### What the task asks
Where a line in the listing below contains the word "this", copy that line.

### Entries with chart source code
=======

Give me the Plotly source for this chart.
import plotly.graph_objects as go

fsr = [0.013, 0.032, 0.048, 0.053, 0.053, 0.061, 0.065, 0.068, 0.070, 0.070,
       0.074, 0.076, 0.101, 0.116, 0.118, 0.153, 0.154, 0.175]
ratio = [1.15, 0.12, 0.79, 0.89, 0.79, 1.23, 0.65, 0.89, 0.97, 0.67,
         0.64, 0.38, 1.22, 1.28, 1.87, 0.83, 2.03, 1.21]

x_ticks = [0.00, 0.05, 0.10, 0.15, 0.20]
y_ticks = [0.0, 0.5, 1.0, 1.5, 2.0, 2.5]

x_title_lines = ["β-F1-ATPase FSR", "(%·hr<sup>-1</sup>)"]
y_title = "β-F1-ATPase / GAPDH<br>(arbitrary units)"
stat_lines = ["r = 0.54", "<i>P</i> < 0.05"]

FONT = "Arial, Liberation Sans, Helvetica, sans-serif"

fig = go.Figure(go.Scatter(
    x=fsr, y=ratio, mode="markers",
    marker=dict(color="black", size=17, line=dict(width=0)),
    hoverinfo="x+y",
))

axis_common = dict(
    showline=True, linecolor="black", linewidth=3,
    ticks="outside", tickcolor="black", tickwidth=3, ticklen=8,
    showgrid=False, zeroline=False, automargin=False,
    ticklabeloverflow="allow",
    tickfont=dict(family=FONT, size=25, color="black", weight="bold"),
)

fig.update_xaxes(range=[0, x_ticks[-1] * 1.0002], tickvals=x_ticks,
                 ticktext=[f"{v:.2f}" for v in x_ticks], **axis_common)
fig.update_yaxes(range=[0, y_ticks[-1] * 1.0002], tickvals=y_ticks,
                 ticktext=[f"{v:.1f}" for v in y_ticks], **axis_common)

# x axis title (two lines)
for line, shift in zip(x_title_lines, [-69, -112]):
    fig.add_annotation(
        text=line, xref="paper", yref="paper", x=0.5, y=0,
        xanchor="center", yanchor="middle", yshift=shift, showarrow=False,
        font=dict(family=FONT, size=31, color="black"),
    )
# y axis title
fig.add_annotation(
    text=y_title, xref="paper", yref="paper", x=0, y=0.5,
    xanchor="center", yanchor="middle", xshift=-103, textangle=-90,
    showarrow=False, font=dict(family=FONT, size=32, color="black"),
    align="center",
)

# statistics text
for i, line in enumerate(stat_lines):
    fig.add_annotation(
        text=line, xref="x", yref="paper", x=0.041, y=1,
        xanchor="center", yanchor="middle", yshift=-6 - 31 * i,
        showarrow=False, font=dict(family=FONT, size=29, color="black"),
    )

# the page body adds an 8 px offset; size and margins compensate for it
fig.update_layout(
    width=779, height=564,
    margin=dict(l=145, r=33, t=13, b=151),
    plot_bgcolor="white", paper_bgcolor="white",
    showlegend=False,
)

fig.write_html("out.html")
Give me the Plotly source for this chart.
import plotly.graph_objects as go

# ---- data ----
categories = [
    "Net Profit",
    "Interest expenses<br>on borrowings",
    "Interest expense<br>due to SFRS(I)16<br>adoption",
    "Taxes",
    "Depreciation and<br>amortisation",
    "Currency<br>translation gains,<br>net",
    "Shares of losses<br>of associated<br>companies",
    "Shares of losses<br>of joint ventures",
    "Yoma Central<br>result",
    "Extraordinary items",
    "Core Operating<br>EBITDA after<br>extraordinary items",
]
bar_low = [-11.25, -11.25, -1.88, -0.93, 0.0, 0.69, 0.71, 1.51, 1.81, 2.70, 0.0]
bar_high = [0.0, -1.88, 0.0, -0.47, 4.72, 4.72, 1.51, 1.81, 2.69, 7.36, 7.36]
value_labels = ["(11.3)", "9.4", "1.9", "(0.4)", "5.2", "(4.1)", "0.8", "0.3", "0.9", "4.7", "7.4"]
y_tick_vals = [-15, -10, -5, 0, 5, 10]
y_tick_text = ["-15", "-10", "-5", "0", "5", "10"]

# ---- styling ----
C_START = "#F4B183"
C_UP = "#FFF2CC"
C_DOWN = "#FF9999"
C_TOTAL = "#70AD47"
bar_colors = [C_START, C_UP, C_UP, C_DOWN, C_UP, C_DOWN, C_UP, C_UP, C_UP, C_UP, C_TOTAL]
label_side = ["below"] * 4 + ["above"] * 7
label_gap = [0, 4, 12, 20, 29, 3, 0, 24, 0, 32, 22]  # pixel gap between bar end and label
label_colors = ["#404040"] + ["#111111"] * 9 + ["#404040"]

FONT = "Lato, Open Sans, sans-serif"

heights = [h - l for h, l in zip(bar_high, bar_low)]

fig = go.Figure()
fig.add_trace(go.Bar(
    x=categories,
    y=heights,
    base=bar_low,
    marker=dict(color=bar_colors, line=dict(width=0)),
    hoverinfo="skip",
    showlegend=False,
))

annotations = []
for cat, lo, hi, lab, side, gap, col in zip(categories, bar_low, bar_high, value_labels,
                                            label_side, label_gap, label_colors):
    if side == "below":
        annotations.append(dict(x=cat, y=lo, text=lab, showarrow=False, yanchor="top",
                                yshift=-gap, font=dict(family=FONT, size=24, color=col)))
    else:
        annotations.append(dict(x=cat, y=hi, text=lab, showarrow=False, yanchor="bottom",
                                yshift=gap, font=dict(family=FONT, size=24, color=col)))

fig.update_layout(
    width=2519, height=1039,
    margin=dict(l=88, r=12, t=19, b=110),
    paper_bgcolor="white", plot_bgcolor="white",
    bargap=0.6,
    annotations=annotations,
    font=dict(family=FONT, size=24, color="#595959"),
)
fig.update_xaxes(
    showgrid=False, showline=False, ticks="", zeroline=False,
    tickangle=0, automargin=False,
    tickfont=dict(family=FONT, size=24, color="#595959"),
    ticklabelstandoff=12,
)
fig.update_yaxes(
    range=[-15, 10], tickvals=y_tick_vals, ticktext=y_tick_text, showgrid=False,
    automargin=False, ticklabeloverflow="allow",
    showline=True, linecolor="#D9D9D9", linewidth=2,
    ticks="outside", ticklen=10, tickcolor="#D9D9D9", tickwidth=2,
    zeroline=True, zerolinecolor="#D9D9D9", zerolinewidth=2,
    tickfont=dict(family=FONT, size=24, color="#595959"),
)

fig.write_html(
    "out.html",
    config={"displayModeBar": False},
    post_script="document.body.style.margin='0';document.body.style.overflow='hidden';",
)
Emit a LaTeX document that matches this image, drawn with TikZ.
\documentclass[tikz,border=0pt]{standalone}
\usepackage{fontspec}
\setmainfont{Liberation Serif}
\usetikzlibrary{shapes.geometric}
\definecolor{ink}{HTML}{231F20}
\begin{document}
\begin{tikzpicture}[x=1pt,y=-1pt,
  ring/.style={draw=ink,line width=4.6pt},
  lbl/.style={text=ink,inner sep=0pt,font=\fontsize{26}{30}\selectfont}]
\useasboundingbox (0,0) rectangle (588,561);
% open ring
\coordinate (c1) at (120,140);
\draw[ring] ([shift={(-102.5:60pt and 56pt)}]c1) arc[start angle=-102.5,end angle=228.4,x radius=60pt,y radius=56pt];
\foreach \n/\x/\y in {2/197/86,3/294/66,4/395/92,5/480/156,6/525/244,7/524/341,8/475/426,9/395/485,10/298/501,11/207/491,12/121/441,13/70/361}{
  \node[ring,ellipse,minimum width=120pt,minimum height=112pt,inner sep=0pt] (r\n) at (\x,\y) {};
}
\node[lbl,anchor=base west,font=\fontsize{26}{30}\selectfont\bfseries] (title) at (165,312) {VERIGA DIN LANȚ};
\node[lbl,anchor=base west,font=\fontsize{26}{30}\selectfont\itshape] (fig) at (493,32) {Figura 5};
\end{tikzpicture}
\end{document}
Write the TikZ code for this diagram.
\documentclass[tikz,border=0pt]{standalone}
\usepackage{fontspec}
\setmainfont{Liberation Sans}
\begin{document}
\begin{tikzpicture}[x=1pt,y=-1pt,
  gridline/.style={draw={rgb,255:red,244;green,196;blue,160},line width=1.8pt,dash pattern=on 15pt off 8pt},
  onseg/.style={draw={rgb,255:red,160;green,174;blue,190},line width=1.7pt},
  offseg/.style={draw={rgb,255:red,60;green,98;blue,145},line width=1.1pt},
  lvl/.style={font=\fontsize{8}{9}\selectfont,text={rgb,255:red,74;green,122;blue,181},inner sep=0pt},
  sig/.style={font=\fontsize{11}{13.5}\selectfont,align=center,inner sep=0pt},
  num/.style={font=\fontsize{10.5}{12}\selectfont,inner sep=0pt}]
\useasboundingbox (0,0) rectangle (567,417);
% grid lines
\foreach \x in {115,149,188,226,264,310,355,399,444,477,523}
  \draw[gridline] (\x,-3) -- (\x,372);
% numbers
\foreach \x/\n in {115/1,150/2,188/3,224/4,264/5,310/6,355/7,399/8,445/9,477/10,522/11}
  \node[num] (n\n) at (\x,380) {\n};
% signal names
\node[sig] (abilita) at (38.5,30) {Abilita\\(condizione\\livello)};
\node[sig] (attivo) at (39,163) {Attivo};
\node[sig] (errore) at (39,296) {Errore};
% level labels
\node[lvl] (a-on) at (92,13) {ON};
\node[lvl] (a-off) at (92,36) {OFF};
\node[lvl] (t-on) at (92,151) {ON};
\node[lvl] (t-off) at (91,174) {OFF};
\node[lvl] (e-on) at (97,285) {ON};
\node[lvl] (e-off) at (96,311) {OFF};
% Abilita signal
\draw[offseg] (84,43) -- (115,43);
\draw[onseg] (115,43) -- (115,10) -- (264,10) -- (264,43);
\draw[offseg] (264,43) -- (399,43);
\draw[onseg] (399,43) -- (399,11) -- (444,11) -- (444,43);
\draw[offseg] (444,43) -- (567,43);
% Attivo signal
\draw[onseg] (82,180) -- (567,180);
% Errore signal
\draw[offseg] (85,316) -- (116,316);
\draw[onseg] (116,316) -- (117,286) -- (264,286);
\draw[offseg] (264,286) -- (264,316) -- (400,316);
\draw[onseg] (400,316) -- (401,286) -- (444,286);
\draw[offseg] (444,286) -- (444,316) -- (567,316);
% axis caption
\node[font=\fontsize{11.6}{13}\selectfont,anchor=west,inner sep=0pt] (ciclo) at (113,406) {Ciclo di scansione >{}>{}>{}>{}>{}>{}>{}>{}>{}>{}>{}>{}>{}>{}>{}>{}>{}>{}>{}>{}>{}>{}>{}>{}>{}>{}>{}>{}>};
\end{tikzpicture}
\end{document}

=======

### Finished answer
Give me the Plotly source for this chart.
Give me the Plotly source for this chart.
Emit a LaTeX document that matches this image, drawn with TikZ.
Write the TikZ code for this diagram.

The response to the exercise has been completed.